The poems are translations from the Italian and the collection is bilingual with the Italian and English versions facing each other on the page. This leads even the most unproficient reader of Italian to occasionally marvel at the detail and music of the language that is lost at certain points in the English translations. The alliterative turn of "non/sarebbe spregevole sapere" in "Il San Sebastiano Di Piossasco" is absent in "it wouldn't be so terrible knowing" and, in the same poem, the descriptive detail of "ai piedi della chiessetta ad una navata" is reduced to "at the foot of a gothic church." The poet also has the delightful habit of using abbreviations in Italian; however, English equivalents are not used in the translastions.
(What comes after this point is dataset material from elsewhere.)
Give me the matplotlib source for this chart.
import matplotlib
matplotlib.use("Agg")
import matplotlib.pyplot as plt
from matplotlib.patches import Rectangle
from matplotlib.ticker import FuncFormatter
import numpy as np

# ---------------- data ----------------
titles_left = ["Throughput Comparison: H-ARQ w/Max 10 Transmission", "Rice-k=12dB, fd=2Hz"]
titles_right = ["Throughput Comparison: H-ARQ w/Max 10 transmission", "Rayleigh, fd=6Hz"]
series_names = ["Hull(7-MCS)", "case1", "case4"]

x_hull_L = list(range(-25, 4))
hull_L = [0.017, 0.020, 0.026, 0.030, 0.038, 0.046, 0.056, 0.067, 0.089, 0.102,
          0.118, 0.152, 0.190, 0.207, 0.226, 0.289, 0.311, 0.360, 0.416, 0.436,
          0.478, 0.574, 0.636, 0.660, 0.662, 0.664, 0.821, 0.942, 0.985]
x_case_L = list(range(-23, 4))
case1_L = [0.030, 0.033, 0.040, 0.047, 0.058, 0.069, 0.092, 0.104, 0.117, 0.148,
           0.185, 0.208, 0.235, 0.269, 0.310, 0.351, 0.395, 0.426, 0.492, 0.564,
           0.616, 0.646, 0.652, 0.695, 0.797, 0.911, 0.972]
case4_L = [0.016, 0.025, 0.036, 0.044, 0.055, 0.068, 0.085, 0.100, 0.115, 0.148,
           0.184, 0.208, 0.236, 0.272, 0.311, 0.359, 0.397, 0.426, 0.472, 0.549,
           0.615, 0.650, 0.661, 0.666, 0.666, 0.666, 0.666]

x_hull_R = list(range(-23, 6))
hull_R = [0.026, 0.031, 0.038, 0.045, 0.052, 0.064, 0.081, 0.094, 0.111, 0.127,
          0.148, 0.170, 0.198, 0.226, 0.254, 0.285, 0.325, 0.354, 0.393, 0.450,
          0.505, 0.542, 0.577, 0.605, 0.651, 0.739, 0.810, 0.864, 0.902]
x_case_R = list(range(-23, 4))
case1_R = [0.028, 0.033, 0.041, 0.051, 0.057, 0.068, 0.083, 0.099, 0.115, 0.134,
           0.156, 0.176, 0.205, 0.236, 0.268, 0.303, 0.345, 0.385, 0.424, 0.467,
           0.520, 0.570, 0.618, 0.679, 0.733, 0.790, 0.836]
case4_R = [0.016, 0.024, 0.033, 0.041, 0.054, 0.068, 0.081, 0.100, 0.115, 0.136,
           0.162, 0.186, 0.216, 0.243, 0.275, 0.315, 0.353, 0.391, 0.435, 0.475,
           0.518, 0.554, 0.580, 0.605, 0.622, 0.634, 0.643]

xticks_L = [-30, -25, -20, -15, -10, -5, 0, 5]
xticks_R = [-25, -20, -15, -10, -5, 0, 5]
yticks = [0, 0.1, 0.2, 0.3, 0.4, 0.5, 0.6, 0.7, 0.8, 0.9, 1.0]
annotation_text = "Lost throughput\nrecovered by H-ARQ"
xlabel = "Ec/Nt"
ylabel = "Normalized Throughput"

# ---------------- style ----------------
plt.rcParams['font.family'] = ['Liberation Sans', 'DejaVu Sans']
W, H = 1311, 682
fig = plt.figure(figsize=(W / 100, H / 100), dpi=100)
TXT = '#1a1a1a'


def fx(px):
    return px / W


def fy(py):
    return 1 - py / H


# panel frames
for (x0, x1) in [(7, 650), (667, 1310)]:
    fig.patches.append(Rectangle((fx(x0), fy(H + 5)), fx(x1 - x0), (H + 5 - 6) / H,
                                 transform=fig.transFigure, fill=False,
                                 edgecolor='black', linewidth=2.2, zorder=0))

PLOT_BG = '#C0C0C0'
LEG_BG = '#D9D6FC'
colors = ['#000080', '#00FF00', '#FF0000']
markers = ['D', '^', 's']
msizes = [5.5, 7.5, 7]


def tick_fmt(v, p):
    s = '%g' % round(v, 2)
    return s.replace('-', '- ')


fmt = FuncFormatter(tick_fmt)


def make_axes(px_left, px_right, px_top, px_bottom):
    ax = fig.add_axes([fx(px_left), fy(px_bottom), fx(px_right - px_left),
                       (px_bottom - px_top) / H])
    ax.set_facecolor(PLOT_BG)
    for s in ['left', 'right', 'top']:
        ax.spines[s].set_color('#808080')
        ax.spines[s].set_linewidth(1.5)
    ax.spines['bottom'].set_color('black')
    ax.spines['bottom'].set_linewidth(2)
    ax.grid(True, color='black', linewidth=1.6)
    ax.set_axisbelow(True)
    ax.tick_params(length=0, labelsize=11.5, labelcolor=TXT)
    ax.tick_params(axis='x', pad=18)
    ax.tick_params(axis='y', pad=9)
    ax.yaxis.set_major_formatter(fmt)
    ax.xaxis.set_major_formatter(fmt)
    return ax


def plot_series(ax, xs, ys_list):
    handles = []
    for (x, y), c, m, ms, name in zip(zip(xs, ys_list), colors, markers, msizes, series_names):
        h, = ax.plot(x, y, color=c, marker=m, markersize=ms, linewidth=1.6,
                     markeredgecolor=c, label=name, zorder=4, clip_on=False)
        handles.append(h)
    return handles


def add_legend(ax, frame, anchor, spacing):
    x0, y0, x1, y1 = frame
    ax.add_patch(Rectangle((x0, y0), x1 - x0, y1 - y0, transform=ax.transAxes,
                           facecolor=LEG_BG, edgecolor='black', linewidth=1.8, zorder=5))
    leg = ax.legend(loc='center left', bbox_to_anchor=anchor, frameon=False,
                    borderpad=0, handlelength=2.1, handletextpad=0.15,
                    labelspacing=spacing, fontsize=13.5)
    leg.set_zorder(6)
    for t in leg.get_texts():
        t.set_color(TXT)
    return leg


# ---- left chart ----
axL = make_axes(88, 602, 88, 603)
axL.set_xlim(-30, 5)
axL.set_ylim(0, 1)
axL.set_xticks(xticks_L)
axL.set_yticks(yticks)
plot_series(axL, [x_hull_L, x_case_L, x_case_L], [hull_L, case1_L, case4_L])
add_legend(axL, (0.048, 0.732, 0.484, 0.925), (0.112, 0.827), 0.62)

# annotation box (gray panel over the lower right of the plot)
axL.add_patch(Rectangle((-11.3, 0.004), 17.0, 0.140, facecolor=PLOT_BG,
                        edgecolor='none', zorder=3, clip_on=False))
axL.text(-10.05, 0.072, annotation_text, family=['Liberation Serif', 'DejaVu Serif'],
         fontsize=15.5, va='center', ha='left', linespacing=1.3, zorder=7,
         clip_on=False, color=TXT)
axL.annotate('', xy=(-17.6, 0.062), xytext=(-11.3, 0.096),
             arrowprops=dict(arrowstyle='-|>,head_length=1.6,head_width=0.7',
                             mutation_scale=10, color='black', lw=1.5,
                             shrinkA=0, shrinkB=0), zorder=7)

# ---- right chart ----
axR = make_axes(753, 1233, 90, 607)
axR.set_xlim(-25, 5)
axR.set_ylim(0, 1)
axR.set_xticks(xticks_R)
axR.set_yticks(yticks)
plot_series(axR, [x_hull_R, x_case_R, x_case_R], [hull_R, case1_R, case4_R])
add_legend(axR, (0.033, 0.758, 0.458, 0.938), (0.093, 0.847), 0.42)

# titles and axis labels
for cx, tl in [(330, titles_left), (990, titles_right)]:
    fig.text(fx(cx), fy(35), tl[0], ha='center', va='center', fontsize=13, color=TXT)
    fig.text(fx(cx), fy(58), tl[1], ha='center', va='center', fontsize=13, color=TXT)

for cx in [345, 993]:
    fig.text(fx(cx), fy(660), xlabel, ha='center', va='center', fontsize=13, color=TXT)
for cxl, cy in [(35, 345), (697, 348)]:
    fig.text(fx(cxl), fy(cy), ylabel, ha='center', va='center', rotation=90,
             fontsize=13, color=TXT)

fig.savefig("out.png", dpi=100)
Thus "c+è chi" becomes "there are those" and "all+europeo, l+uomo-kalì di Leonardo" becomes "against the Europeans, the Kali-man of Leonardo." It all suggests that a distinctive charm and sense of play is lost in the English. Perhaps acknowledging the fact that the translated lines are not as weighty as their Italian originals, the translator chooses, at one point, not to carry over the italicisation of a complete line: "C'e chi è interessato e chi no ai peccati altrui" is given as "There are those that are interested and those that are not in the sins of others".
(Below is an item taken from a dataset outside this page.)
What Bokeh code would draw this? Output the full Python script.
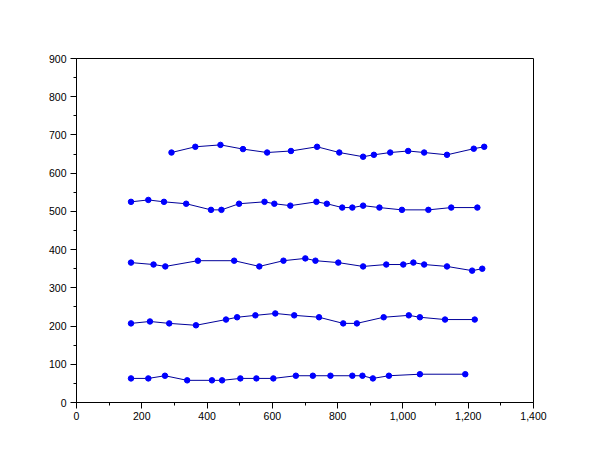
from bokeh.plotting import figure
from bokeh.models import Range1d, NumeralTickFormatter, FixedTicker
from bokeh.embed import file_html
from bokeh.resources import INLINE

s1_x = [291, 364, 441, 510, 584, 657, 737, 805, 878, 911, 961, 1016, 1065, 1135, 1217, 1249]
s1_y = [654, 669, 674, 663, 654, 658, 669, 654, 643, 648, 654, 658, 654, 648, 664, 669]

s2_x = [167, 220, 268, 336, 412, 444, 498, 576, 606, 655, 735, 767, 814, 845, 878, 928, 997, 1078, 1148, 1228]
s2_y = [525, 530, 525, 520, 504, 504, 520, 525, 520, 515, 525, 520, 510, 510, 515, 510, 504, 504, 510, 510]

s3_x = [167, 236, 272, 372, 483, 560, 634, 701, 732, 802, 878, 949, 1001, 1032, 1065, 1135, 1212, 1243]
s3_y = [366, 361, 356, 371, 371, 356, 371, 377, 371, 366, 356, 361, 361, 366, 361, 356, 345, 350]

s4_x = [167, 225, 284, 366, 458, 492, 548, 609, 667, 743, 817, 859, 941, 1018, 1052, 1129, 1220]
s4_y = [207, 212, 207, 202, 217, 223, 228, 233, 228, 223, 207, 207, 223, 228, 223, 217, 217]

s5_x = [167, 220, 271, 339, 415, 446, 502, 551, 603, 672, 724, 778, 845, 876, 908, 957, 1052, 1191]
s5_y = [63, 63, 70, 58, 58, 58, 63, 63, 63, 70, 70, 70, 70, 70, 63, 70, 74, 74]

x_ticks = [0, 200, 400, 600, 800, 1000, 1200, 1400]
y_ticks = [0, 100, 200, 300, 400, 500, 600, 700, 800, 900]

p = figure(width=594, height=444, output_backend="svg", toolbar_location=None,
           x_range=Range1d(0, 1400), y_range=Range1d(0, 900),
           min_border_left=76, min_border_right=61, min_border_top=58, min_border_bottom=42)
p.background_fill_color = "white"
p.border_fill_color = "white"
p.outline_line_color = "black"
p.outline_line_width = 1
p.grid.visible = False

for xs, ys in [(s1_x, s1_y), (s2_x, s2_y), (s3_x, s3_y), (s4_x, s4_y), (s5_x, s5_y)]:
    p.line(xs, ys, line_color="#000099", line_width=1)
    p.scatter(xs, ys, size=5.5, fill_color="#0000ff", line_color="#0000ff")

p.xaxis.ticker = FixedTicker(ticks=x_ticks, minor_ticks=[100, 300, 500, 700, 900, 1100, 1300])
p.yaxis.ticker = FixedTicker(ticks=y_ticks, minor_ticks=[50, 150, 250, 350, 450, 550, 650, 750, 850])
p.xaxis.formatter = NumeralTickFormatter(format="0,0")

for ax in [p.xaxis[0], p.yaxis[0]]:
    ax.axis_line_color = "black"
    ax.major_tick_line_color = "black"
    ax.minor_tick_line_color = "black"
    ax.major_tick_in = 0
    ax.major_tick_out = 6
    ax.minor_tick_in = 0
    ax.minor_tick_out = 3
    ax.major_label_text_font = "Liberation Sans"
    ax.major_label_text_font_size = "10.5px"
    ax.major_label_text_color = "black"
p.xaxis.major_label_standoff = 3
p.yaxis.major_label_standoff = 4

open("out.html", "w").write(file_html(p, INLINE))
A personal note creeps into the poems in the last section of the collection entitled "from Historias de Malo Amor." "Talking about International Travel at the End of November" is a punchy, humorous description of how one couple endures the marriage of the real and the romantic in their talk of international travel: "maybe to Norway, I've always/liked the fjords […] why not, I add,/we can take some canoeing lessons, and stay away/all of August, we could take a shortcut between Corsica and Sardinia,/cruise the south of France, visit Marseilles, Barcelona/and Seville, and then Lisbon and the port, and up towards La Coruna […] you look at me with the ususal air of sympathy, mouth/curled: in that case we'll need to bring a scarf, and a windbreaker." "Utamaro at the Foot of Monviso" is an intimate and erotic poem that sets up an intriguing unresolved tension between the tools of the writer—his "Franciscan grammar," the "black pencil" that the lover "wove into" her hair and the lover's hair like a "black comma"—and sensuous discovery. In it, a description of the Alps "laid bare" tranforms into a depiction of the lover, neck sprouting "from the top of her spine,/a delicate stroke of/slender white moving upwards, and her/hair, a black comma, compact,/in the opposite sense." A letting of blood for both lovers that begins with one lover "indelicately, lacerating/the thick skin of my index finger" leads to a new kind of writing of, and with, the body: "I use the blood that flows without/any drama to inscribe/the ideogram for FIRE/on the mature part of your back,/the one the towel doesn't hide." The extraordinary nervous tension of this physical landscape dramatically changes course with the two final poems of the collection, which pay homage, respectively, to Carl Sandburg and George Ballantine.

Overall, there is such a medley of bristling voices and enticing themes being set in motion in the collection that the reader gets the impression the poet may still be searching for a single, guiding thread. However, this sense of child-like inquisitiveness is also a strength as it returns us to a time "when all/seemed still possible and instinct dominated/reason."